Without comprehensive measurements of surface water storage and discharge, the availability of freshwater resources cannot be predicted with confidence. The performance of climate models with respect to land surface hydrology also cannot be evaluated. Comparison of model-derived flows with observations typically shows large modeling errors, sometimes greater than 100% (2). Such comparisons are only possible where there are stream gauges to verify discharge. Yet, in many areas—including much of Africa and the Arctic—surface water flow is not measured (1).

Knowledge of flow through nonchanneled environments such as wetlands and floodplains is particularly poor. Wetlands cover at least 4% of Earth's land surface (3) and up to 20% of humid basins such as the Amazon, but are represented poorly or not at all in most global climate models. In addition, these models generally ignore the effects of water management on the redistribution of water over much of the populated part of the globe.

The need for better knowledge of the global distribution of surface water resources is particularly acute, given population growth and the uneven distribution of water supplies (4). Furthermore, changing weather and climate may accelerate the hydrologic cycle, with unknown effects on freshwater resources (5).

Satellite measurements may enable hydrologists to move beyond the point-based observations provided by gauge networks to basin-wide measurements of discharge and storage. For example, areas inundated by floodwaters have been measured with Landsat imagery (6). However, clouds and vegetation can easily mask the underlying water, a problem that is common to all systems operating in the visible spectrum (see the first figure). Microwave radar [such as synthetic aperture radar (SAR)] overcomes this problem by penetrating clouds and canopy (7).

Remotely measuring surface water area is much easier than monitoring changes in the water volume over space and time. There are three different satellite-based approaches to calculating volume changes. The most straightforward method is to simultaneously measure water surface area and elevation; from a series of such maps, one can then calculate the volume gained or lost. A first step toward such measurements has come from radar altimeters, which were originally designed for use over the open ocean or ice sheets (see the second figure) (8).

Relative elevations of the Amazon River near Manaus (8).

The TOPEX/POSEIDON radar altimetry measurements (triangles) agree closely with stream gauge observations (solid line). Spaceborne measurements are particularly valuable when gauge data are no longer available (for example, after 1997).


Altimeters measure the elevation of the water surface relative to a reference ellipsoid. Over the ocean surface, the elevation accuracy is on the order of a few centimeters, but two factors reduce the accuracy to tens of centimeters over terrestrial water bodies. First, terrestrial water bodies do not provide a sufficiently large surface area for averaging the multiple radar pulses used in ocean applications. Second, the shape of the returned radar pulse from the water surface deviates from the shape of a typical ocean-like echo. Today's altimeters provide only an elevation profile, yet ideal future instruments would also include area. Radar altimetry has been used to measure river surface slopes (8), which should be related to velocity and hence discharge.

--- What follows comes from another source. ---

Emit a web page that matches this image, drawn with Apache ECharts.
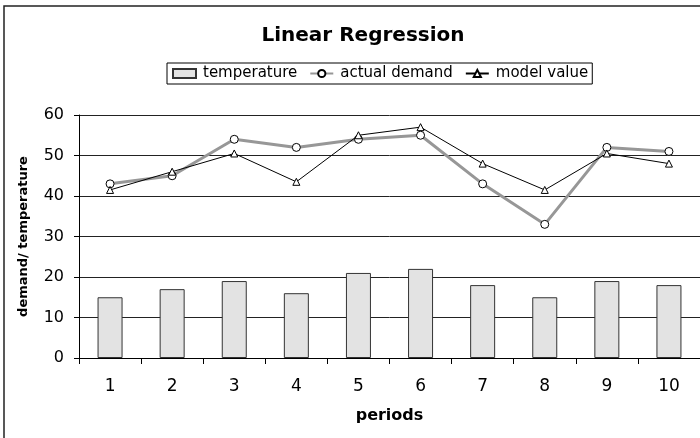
<!DOCTYPE html>
<html>
<head>
<meta charset="utf-8">
<script src="https://cdn.jsdelivr.net/npm/echarts@6/dist/echarts.min.js"></script>
<style>
  html, body { margin: 0; padding: 0; background: #fff; }
  #chart { width: 700px; height: 438px; }
</style>
</head>
<body>
<div id="chart"></div>
<script>
// Period numbers along the x axis
const periods = ['1', '2', '3', '4', '5', '6', '7', '8', '9', '10'];
// Temperature per period (bars)
const temperature = [15, 17, 19, 16, 21, 22, 18, 15, 19, 18];
// Observed demand per period
const actualDemand = [43, 45, 54, 52, 54, 55, 43, 33, 52, 51];
// Fitted values from the regression model
const modelValue = [41.5, 46, 50.5, 43.5, 55, 57, 48, 41.5, 50.5, 48];
// Value axis ticks
const yTicks = { min: 0, max: 60, interval: 10 };

const FONT = '"DejaVu Sans", "Liberation Sans", Arial, sans-serif';

const chart = echarts.init(document.getElementById('chart'), null, { renderer: 'canvas' });

chart.setOption({
  animation: false,
  backgroundColor: '#fff',
  textStyle: { fontFamily: FONT, color: '#000' },
  graphic: [
    {
      // outer chart frame (runs past the right and bottom edges)
      type: 'rect',
      shape: { x: 4, y: 6, width: 760, height: 500 },
      style: { fill: 'none', stroke: '#222', lineWidth: 1.5 },
      silent: true,
      z: -1
    }
  ],
  title: {
    text: 'Linear Regression',
    left: 358,
    textAlign: 'center',
    top: 21,
    textStyle: { fontFamily: FONT, fontSize: 20, fontWeight: 'bold', color: '#000' }
  },
  legend: {
    left: 167,
    top: 63,
    padding: [3, 4, 3, 5],
    borderColor: '#000',
    borderWidth: 1,
    borderRadius: 0,
    itemGap: 12,
    itemWidth: 23,
    itemHeight: 9,
    textStyle: { fontFamily: FONT, fontSize: 15, color: '#000', padding: [0, 0, 0, 2] },
    data: [
      { name: 'temperature', icon: 'rect' },
      { name: 'actual demand' },
      { name: 'model value' }
    ]
  },
  grid: {
    left: 79,
    top: 115,
    width: 624,
    height: 243,
    containLabel: false
  },
  xAxis: {
    type: 'category',
    data: periods,
    name: 'periods',
    nameLocation: 'middle',
    nameGap: 50,
    nameTextStyle: { fontFamily: FONT, fontSize: 16, fontWeight: 'bold', color: '#000' },
    axisLine: { lineStyle: { color: '#000', width: 1 } },
    axisTick: { show: true, alignWithLabel: false, length: 6, lineStyle: { color: '#000' } },
    axisLabel: { fontFamily: FONT, fontSize: 17, color: '#000', margin: 20 },
    splitLine: { show: false }
  },
  yAxis: {
    type: 'value',
    min: yTicks.min,
    max: yTicks.max,
    interval: yTicks.interval,
    name: 'demand/ temperature',
    nameLocation: 'middle',
    nameGap: 49,
    nameRotate: 90,
    nameTextStyle: { fontFamily: FONT, fontSize: 13, fontWeight: 'bold', color: '#000' },
    axisLine: { show: true, lineStyle: { color: '#000', width: 1 } },
    axisTick: { show: true, length: 5, inside: false, lineStyle: { color: '#000' } },
    axisLabel: { fontFamily: FONT, fontSize: 16, color: '#000', margin: 15 },
    splitLine: { show: true, lineStyle: { color: '#222', width: 1 } }
  },
  series: [
    {
      name: 'temperature',
      type: 'bar',
      data: temperature,
      barWidth: 25,
      itemStyle: { color: '#e3e3e3', borderColor: '#333', borderWidth: 1 },
      z: 1
    },
    {
      name: 'actual demand',
      type: 'line',
      data: actualDemand,
      symbol: 'circle',
      symbolSize: 8,
      lineStyle: { color: '#979797', width: 3 },
      itemStyle: { color: '#fff', borderColor: '#000', borderWidth: 1 },
      z: 3
    },
    {
      name: 'model value',
      type: 'line',
      data: modelValue,
      symbol: 'triangle',
      symbolSize: 7,
      lineStyle: { color: '#000', width: 1 },
      itemStyle: { color: '#fff', borderColor: '#000', borderWidth: 1 },
      z: 4
    }
  ]
});
</script>
</body>
</html>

A second approach provides simultaneous measurements of water surface area and elevation change to yield temporal variations in water storage. A first step toward such simultaneous imaging has recently come from interferometric SAR (9). This method is commonly used to generate maps of seismic deformation and glacial flow. Because water is highly reflective, microwave pulses from off-nadir imaging SARs reflect away from the SAR antennae, unless intercepted by vegetation. Thus, subtle height fluctuations across a floodplain's water surface can be mapped interferometrically with centimeter-scale accuracy. Such accuracy is required for understanding flow volumes across lowland floodplains. For example, an elevation change of only a few centimeters in the Amazon can be equivalent to flows greater than the average discharge of the Mississippi River.

Instead of directly measuring spatial and height changes of a water surface, one may also measure the change in mass resulting from volumetric gains or losses in terrestrial water. Starting in 2004, the Gravity Recovery and Climate Experiment (GRACE) satellites will provide monthly global measurements of Earth's gravity field (10). On this time scale, most gravitational variations over the land surface result from mass changes in the total water column (11, 12). The column total is the sum of atmospheric, surface, soil, and ground water volumes. However, because a mass's gravity field decreases rapidly with observing distance, GRACE is only sensitive to basins greater than about 200,000 km2 (11, 12).

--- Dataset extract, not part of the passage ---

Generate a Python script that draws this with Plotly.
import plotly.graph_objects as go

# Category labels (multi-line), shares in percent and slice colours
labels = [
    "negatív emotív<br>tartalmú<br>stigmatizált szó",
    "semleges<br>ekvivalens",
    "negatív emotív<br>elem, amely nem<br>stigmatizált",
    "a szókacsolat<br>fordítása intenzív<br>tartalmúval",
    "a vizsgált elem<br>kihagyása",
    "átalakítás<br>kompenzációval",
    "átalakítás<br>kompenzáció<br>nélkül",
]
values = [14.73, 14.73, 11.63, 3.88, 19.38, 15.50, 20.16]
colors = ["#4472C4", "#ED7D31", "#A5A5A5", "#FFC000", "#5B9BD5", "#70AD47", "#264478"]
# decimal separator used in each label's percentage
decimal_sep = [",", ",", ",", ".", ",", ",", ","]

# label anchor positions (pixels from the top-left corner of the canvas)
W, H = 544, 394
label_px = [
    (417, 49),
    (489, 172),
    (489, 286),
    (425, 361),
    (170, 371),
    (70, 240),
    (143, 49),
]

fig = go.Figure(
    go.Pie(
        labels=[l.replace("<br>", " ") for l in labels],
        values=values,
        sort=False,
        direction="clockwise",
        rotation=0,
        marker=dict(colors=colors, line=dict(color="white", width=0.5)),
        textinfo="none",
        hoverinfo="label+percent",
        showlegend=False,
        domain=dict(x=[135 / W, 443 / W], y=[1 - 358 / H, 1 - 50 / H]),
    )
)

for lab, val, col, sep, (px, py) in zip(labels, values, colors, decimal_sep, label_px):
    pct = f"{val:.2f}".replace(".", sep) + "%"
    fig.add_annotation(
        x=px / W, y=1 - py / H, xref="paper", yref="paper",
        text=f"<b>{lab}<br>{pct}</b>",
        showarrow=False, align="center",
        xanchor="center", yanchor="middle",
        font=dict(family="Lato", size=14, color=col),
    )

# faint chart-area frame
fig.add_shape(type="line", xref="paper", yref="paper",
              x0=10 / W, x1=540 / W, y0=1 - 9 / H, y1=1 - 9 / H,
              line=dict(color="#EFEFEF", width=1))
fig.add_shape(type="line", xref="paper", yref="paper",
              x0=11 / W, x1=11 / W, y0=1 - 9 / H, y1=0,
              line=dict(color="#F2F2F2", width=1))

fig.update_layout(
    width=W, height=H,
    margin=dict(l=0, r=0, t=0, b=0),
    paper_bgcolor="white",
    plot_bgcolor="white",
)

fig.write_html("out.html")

By themselves, none of these technologies supply the water volume measurements needed to accurately model the water cycle and to guide water management (13). However, they provide a conceptual framework for a surface water satellite mission that could provide the required information.

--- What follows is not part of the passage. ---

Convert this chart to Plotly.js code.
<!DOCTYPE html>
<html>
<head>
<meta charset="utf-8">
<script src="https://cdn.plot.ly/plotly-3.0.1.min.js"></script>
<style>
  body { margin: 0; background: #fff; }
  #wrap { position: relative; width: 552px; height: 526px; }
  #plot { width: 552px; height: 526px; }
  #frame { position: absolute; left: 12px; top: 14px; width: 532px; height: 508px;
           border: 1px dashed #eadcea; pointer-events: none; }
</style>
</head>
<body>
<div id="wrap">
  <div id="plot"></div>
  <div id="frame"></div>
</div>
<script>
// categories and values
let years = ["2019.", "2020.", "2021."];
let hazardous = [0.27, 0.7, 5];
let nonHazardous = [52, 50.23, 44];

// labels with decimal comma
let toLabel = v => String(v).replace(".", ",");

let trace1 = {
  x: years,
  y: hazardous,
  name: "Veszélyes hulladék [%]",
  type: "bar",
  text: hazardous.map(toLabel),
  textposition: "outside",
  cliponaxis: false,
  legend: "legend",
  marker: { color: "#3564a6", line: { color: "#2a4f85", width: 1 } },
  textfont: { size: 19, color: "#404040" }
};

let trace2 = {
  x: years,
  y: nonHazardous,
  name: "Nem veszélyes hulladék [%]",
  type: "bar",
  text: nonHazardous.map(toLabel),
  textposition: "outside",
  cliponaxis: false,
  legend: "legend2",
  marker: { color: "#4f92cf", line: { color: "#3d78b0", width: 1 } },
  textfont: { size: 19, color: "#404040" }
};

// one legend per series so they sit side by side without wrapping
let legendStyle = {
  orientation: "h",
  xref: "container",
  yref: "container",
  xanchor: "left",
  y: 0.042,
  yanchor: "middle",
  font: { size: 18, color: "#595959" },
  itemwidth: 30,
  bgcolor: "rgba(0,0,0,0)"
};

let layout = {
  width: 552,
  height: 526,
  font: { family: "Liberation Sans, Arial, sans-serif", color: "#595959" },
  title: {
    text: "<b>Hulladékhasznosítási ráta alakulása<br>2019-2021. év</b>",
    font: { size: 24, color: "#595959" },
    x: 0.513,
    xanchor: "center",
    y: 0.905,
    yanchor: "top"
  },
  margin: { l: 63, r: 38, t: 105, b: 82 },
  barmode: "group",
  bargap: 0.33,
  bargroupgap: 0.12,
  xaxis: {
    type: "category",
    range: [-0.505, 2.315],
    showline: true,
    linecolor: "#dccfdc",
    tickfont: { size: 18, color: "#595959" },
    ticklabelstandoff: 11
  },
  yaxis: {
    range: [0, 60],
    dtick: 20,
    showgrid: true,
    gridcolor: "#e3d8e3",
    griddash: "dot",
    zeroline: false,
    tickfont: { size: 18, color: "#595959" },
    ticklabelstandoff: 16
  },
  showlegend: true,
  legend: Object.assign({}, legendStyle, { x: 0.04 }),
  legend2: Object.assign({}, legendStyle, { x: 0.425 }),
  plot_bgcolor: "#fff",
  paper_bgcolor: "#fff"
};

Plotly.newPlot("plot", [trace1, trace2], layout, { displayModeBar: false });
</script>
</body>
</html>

Such a mission—assuming that it passes careful model-based evaluation—would need to have the following attributes: (i) sufficient spatial resolution (∼100 m) to resolve channels, floodplains, and lakes contributing most of a basin's discharge; (ii) sufficient temporal resolution (a few days) to capture short flood events; and (iii) sufficient vertical resolution (a few centimeters) to measure subtle height changes responsible for significant discharge. Surface velocities might be helpful, but surface slope could be used as a surrogate, especially because surface velocity observations are often corrupted by wind effects. In effect, the mission would be a topographic imager that would yield a water map of volumetric gain or loss after each overpass (14).

Such a satellite mission would enable hydrologists to move beyond the point-based gauging methods of the past century to measurements of the spatial variability inherent in surface water hydrology. Global coverage would ensure that, despite local economic and logistic problems, all countries could access measurements critical for forecasting floods and droughts, both of which have dramatic economic and human impacts.